Yep, the GT R Pro might look super bad on this damp day as it is artfully mirrored in the paddock’s pools of standing water, but that ain’t giving me no comfort as I duck my helmeted head under the carbon roof and get strapped in with the four-point harness. We’re doing lead-and-follow around this high-speed F1 circuit – two cars behind the lead driver, who on this session happens to be Herr Schneider.
We’re running Sport+ and not Race mode for obvious reasons, and I’m told on the back straight – where speeds are kissing a relatively sane 200 km/h on this cold and wet day – I can expect to see nothing but spray and, hopefully, the brake lights of the car in front.

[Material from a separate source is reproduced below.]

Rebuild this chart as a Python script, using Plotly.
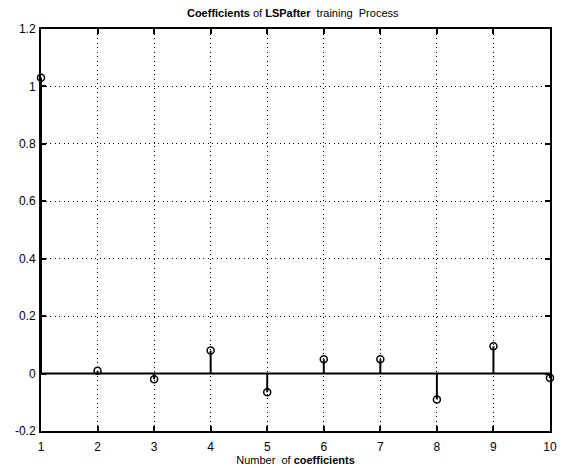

So out we head for the first four-lap session. Bernd talks us around via walkie-talkie, and we gingerly pick up the pace. The key to survival here is to stay on the outside of the proper racing line in the corners – where you’d normally place the car the surface is just too slick. And where you’d normally tuck into the throttle on corner exit and let the electronically controlled differential and super sticky race tires do their magic, you soon figure that won’t work. A couple of sphincter-clenching arse-end side steps has me gently rolling into the happy pedal until we’re well and truly straight and up to a healthy speed. This monster will spin its tires in fourth and fifth gear out here.
And yet, after a few more laps, full-out trepidation turns into mildly terror-tinged fun as I get to read this exceptionally balanced yet inherently brutish machine. The 2020 Mercedes-AMG GT R Pro’s cross-town rival would be the Porsche 911 GT3 RS, and while philosophically similar – both being essentially pure race cars for the street – they are in fact as different as chalk and cheese.
Available in Europe (but not in Canada) is a Track Pack that adds a roll cage, four-point harness, and fire extinguisher.
AMG is not stingy with track time at this event. Sure, I’ll take another crack at it. Who would have thought rain, the Hockenheimring and 577 horsepower would make for such an intoxicating cocktail?